At its sharpest, the novel nails the atmosphere and street-level details of Upper West Side life, reproducing the language and customs of child rearing in our time. Mothers, packing up at a café, discuss “in loud, narrating voices that their next stop was Gymboree”; Nina reluctantly admits that one has no choice, these days, but “to attach yourself to a particular parenting ideology.” As a toddler’s parent, I shuddered every time one of Mirvis’ mommies spoke to their children in words I’ve uttered myself.
The novel’s plot focuses on the unearthing of hidden city histories, particularly art-historical ones; there’s a lost LaFarge window that may or may not scupper a developer’s plan to erect a new condo building. Notably, though, given Mirvis’ previous work, and her unselfconsciousness about calling herself a “Jewish writer,” there’s almost no overt discussion of Jewishness in the book. At a reading a few weeks ago on the Lower East Side, Mirvis remarked that the book features a therapist, an academic and a lawyer on the Upper West Side – she didn’t feel it was necessary to state their ethnicity specifically.

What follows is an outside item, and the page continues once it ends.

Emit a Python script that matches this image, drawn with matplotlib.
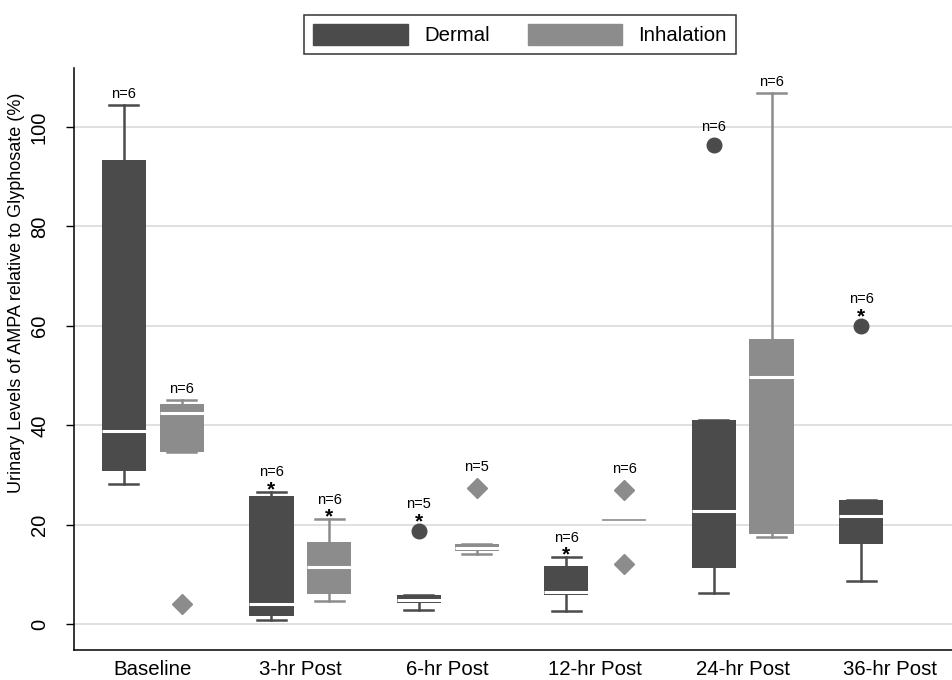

Only one character’s Jewishness is made explicit. Jeremy, Nina’s husband, works punishing hours at a corporate law firm, for reasons he cannot quite remember. Raised Orthodox, he is “no longer observant,” but Mirvis suggests that his childhood faith has lingering effects: “For months after he’d stopped wearing a yarmulke, he had expected to put his hand to his head and feel the small crocheted circle there.” Even more than this physical sensation, though, there’s a suggestion that giving up his faith has unmoored him and may have contributed to his marriage’s aimlessness, too.
Readers of the novel will likely wonder to what degree Jeremy’s story – and indeed all the novel’s stories of unhappy people in failing relationships – relate to Mirvis’ own experiences; she published an op-ed in The New York Times in February that linked her own estrangement from Orthodoxy and her recent divorce. One hopes, though, that such speculation won’t devolve into lurid fascination with the writer’s life: Mirvis is a novelist, and while it’s inevitable that she drew details for her characters’ experiences from her own, the interesting part, to my mind, isn’t what happened to her (let her friends and family worry about that), but what she has invented.
Here’s the question the novel raises for us, its readers. In the novel’s opening pages, Nina’s tendency to voyeurism resembles readers’ desires to see characters stripped bare, and it becomes clear over the course of the book that her curiosity about others’ lives derives from profound unhappiness about her own choices. The novel’s characters pursue aesthetic pleasure – in a beautiful window, a scholarly discovery, a cupcake – always at the expense of their relationships. Should we, can we, accept the book’s implication, that art poses a threat to fulfilling relationships, and that the reason we readers might be drawn to realist fiction like this is to escape the unsatisfying elements of our own lives?
Mirvis, again, is hardly the first author to pose such a question. But doing so in the idiom of very popular commercial fiction has a subversiveness that’s, in and of itself, both provocative and appealing.